GIMP will do 99% of everything Photoshop will do and maybe about 1% of things Photoshop will NOT do.

I do all the expected photo manipulation: cropping, retouching, brightness, color and contrast adjustments but then I also use it for drawing as well.

A recent series of drawings showing how to form deep inverted U-Channel saddle hangers for Mack NO gas tanks out of Evergreen channel.


But then I also used GIMP to carefully join two separate photos (gun + tractor) to make one high res image:

Also joined two photos from the TM with a photo of my model (trailer + trailer + tractor) to illustrate a WWII “Ammo Train”

NOT trying to show off here, just trying to show the versatility of GIMP even when used on a much older laptop.

Also great for enhancing, color adjusting, retouching and cleaning up backgrounds on “regular” photos.

FYI ~ There was a paper seam right down the center of the background and also when first taken the front wheel hub was incorrect, which I have now corrected on the model. I did not want to chance not being able to recreate this very nice photo so instead I shot just the front wheelhub under similar lighting conditions and laid it into this photo using GIMP.


In Gimp check out under the pull down “Colors” go to “Curves” and try giving that a whirl. Then the pencil and brush tools are extremely nice. Try also the “Clone Tool” (icon looks like a rubber stamp) for fixing flaws in backgrounds and creating more background where none exists.

Here is a before and after:
(Not exactly the same image but it was the only “before” photo I had left in the file.)

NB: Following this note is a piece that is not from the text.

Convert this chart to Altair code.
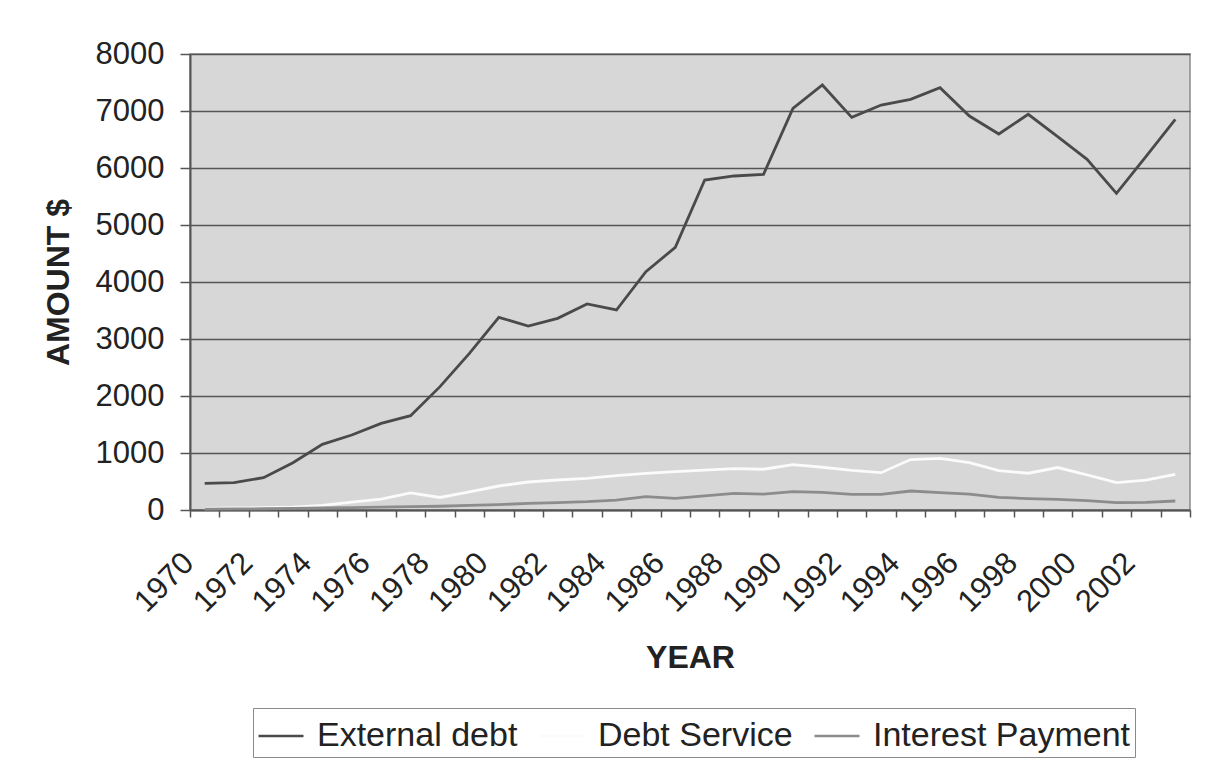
import altair as alt
import pandas as pd

years = list(range(1970, 2004))
external_debt = [468, 480, 567, 830, 1152, 1316, 1520, 1655, 2164, 2749,
                 3380, 3228, 3363, 3614, 3509, 4181, 4608,
                 5789, 5860, 5889, 7047, 7456, 6889, 7105, 7205, 7409,
                 6912, 6596, 6942, 6550, 6152, 5556, 6199, 6854]
debt_service = [30, 35, 40, 50, 80, 140, 190, 300, 220, 320,
                421, 491, 526, 556, 602, 643, 673,
                700, 725, 715, 795, 750, 695, 655, 885, 905,
                830, 690, 645, 745, 615, 480, 525, 625]
interest_payment = [15, 18, 22, 28, 35, 42, 50, 58, 66, 82,
                    94, 117, 129, 146, 175, 234, 205,
                    246, 292, 280, 322, 310, 275, 275, 333, 304,
                    280, 222, 199, 187, 164, 129, 135, 158]

series_names = ["External debt", "Debt Service", "Interest Payment"]
series_colors = ["#4a4a4a", "#fbfbfb", "#8c8c8c"]

rows = []
for name, vals in zip(series_names, [external_debt, debt_service, interest_payment]):
    for y, v in zip(years, vals):
        rows.append({"year": y, "value": v, "series": name})
df = pd.DataFrame(rows)

FONT = "Liberation Sans"

chart = alt.Chart(df).mark_line(strokeWidth=2.8).encode(
    x=alt.X(
        "year:O",
        scale=alt.Scale(type="band", paddingInner=0, paddingOuter=0),
        bandPosition=0.5,
        axis=alt.Axis(
            title="YEAR",
            tickBand="extent",
            labelExpr="datum.value % 2 == 0 ? datum.label : ''",
            labelAngle=315,
            labelAlign="right",
            labelBaseline="middle",
            labelOffset=-16,
            labelPadding=41,
            labelOverlap=False,
            labelFontSize=31,
            labelFont=FONT,
            labelColor="#222222",
            tickSize=7,
            tickColor="#555555",
            tickWidth=1.5,
            domainColor="#555555",
            domainWidth=2,
            grid=False,
            titleFont=FONT,
            titleFontSize=32,
            titleFontWeight="bold",
            titleColor="#222222",
            titleBaseline="alphabetic",
            titleAlign="center",
            titleX=500,
            titleY=157,
        ),
    ),
    y=alt.Y(
        "value:Q",
        scale=alt.Scale(domain=[0, 8000], nice=False),
        axis=alt.Axis(
            title="AMOUNT $",
            values=list(range(0, 8001, 1000)),
            format="d",
            labelFontSize=31,
            labelFont=FONT,
            labelColor="#222222",
            labelPadding=16,
            tickSize=10,
            tickColor="#555555",
            tickWidth=1.5,
            domainColor="#555555",
            domainWidth=2,
            grid=True,
            gridColor="#555555",
            gridWidth=1.5,
            titleFont=FONT,
            titleFontSize=32,
            titleFontWeight="bold",
            titleColor="#222222",
            titleAngle=270,
            titleBaseline="alphabetic",
            titleAlign="center",
            titleX=-122,
            titleY=228,
        ),
    ),
    color=alt.Color(
        "series:N",
        scale=alt.Scale(domain=series_names, range=series_colors),
        sort=series_names,
        legend=alt.Legend(
            title=None,
            orient="none",
            legendX=63,
            legendY=654,
            direction="horizontal",
            symbolType="stroke",
            symbolSize=2025,
            symbolStrokeWidth=2.5,
            labelFont=FONT,
            labelFontSize=34,
            labelColor="#222222",
            labelLimit=0,
            labelOffset=12,
            columnPadding=16,
            padding=4,
            strokeColor="#8a8a8a",
            fillColor="#ffffff",
        ),
    ),
).properties(
    width=1000,
    height=456,
    background="#ffffff",
    autosize=alt.AutoSizeParams(type="none"),
    padding={"left": 190, "top": 54, "right": 24, "bottom": 252},
).configure_view(
    fill="#d7d7d7",
    stroke="#8a8a8a",
    strokeWidth=1.5,
)

chart.save("out.html", embed_options={"renderer": "svg", "actions": False})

Note background clean-up, crop and color/brightness adjustment.

The Studio Guy


I use an app called Pixelmator on a six year old iPad exclusively when I doctor Jerry Rutman’s excellent combat style photography. The depth of field is initially up to him. I can blur whatever part of the picture I want but it’s harder if not near impossible to clear things up after the shot.


Ah, I use RawTherapee for my photo editing. I use it for crop, color, temperature, and other minor adjustments.

One simple comment to think about.
No software can fix a bad capture. Do whatever you can to get a good image to start with. The rest is ‘easier’.
Lots of YouTube videos out there about capturing model images.


I’ll definitely do that. I expect to be doing lots of photography midway through May after exams are over, so that will be nice.

Hint: Using pages of newspaper for a backdrop is a bad idea. Just sayin.’